«Il y a le chemin que tout le monde veut vous voir emprunter et il y a celui que vous-même considérez comme le meilleur à prendre...»

À 56 ans, Gino Vannelli a la crinière plus épaisse et plus noire que jamais, pas une ride ni une livre de trop. Top Gino, malgré le millage... Des chemins, Gino Vannelli en a pris de toutes les sortes depuis qu'il a quitté Montréal il y a 30 ans. Il a connu la lumière des avenues de la grande pop - alors que tout le monde roulait sur le highway du rock. En 1990, il laissera les boulevards de Los Angeles pour les rues plus tranquilles de Portland.

Dans le calme relatif de l'Oregon, il partira à la recherche de lui-même sur les voies intérieures tracées par les grandes philosophies orientales. «J'ai beaucoup étudié les religions», nous disait-il au cours d'une entrevue récente en prévision de son deuxième passage au FIJM en deux ans. Et d'ajouter que la partie formelle de ses explorations religieuses s'était avérée beaucoup plus facile que la partie expérimentale qui, seule, par ailleurs, fait avancer vers la Vérité. Parfois par des venelles sombres, et toujours dans le doute: suis-je dans un cul-de-sac? ça débouche, mais sur quoi?

L'homme cherchait, l'artiste aussi. «Au milieu des années 90, j'ai enregistré Yonder Tree, un album qui marquait un virage net avec ce que j'avais fait avant. Ce disque a été assez mal reçu, certains m'accusant même de manquer de respect envers mes fans: ils voulaient entendre le vieux Gino Vannelli...» Après la sortie en 1997 de Slow Love, un autre disque de jazz acoustique, il travaillera entre autres avec le bassiste Alain Caron (Uzeb).

«Je ne suis pas un chanteur de jazz; Frank Sinatra ne l'était pas non plus. Le jazz est un idiome qui a des harmonies et un rythme propres que l'on retrouve chez des musiciens comme Wayne Shorter, Herbie Hancock ou Pat Metheny», dit-il.

Et Gino Vannelli explique qu'il aime combiner toutes les influences qui ont fait de lui l'artiste, unique, il faut le dire, qu'il est devenu. Les grandes ballades, le rythm'n'blues, le classique: Gino est un fan de Ravel qui alliait «l'aventure harmonique» à un classicisme certain. Et le compositeur français admettait d'emblée l'influence que le jazz, naissant, exerçait sur lui; au cours d'un voyage aux États-Unis (et au Canada) au début des années 20, il avait même averti ses hôtes américains qu'ils ne traitaient pas le jazz, leur musique nationale en devenir, avec assez d'égards...
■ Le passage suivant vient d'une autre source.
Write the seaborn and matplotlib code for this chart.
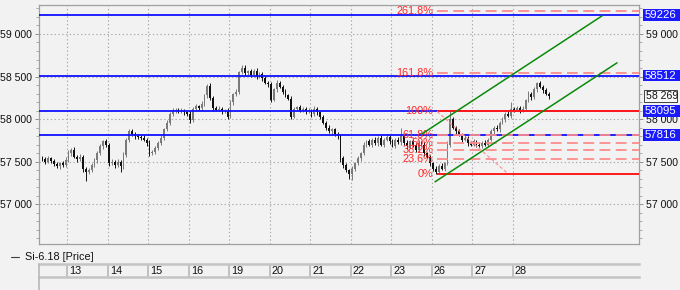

Et ce concert au Festival? «Une autre expérience. En Europe, je chante tantôt avec un grand ensemble de 60 musiciens, tantôt du classique expérimental avec un orchestre de chambre appelé Magog. Et j'ai toujours mon West Coast Band, une bombe qui me procure le plus grand plaisir.»

Installé aux Pays-Bas depuis trois ans, le chanteur s'est d'abord remis à l'écriture, un processus douloureusement solitaire - «J'ai dû oublier que j'étais Gino Vannelli», - puis s'est lié avec des jazzmen hollandais dont, récemment, le pianiste Bert van den Brink, «un des meilleurs de Hollande». «Les Hollandais acceptent mon côté expérimental. Bert et moi sommes d'ailleurs à mettre la dernière main à un CD qui sortira en octobre.»

Entre-temps, Gino Vannelli propose ses grands succès dans ce Songbook Concert, en duo avec son ami aveugle (ils sont au North Sea Jazz Festival de Rotterdam la semaine prochaine). «Je prends le risque d'un concert d'une heure et demie avec juste un piano; ça m'oblige à utiliser ma voix différemment.»

Le chanteur change...

Gino Vannelli, The Concert Book, demain au Théâtre Maisonneuve de la PdA, 18h; avec Bert van den Brink au piano.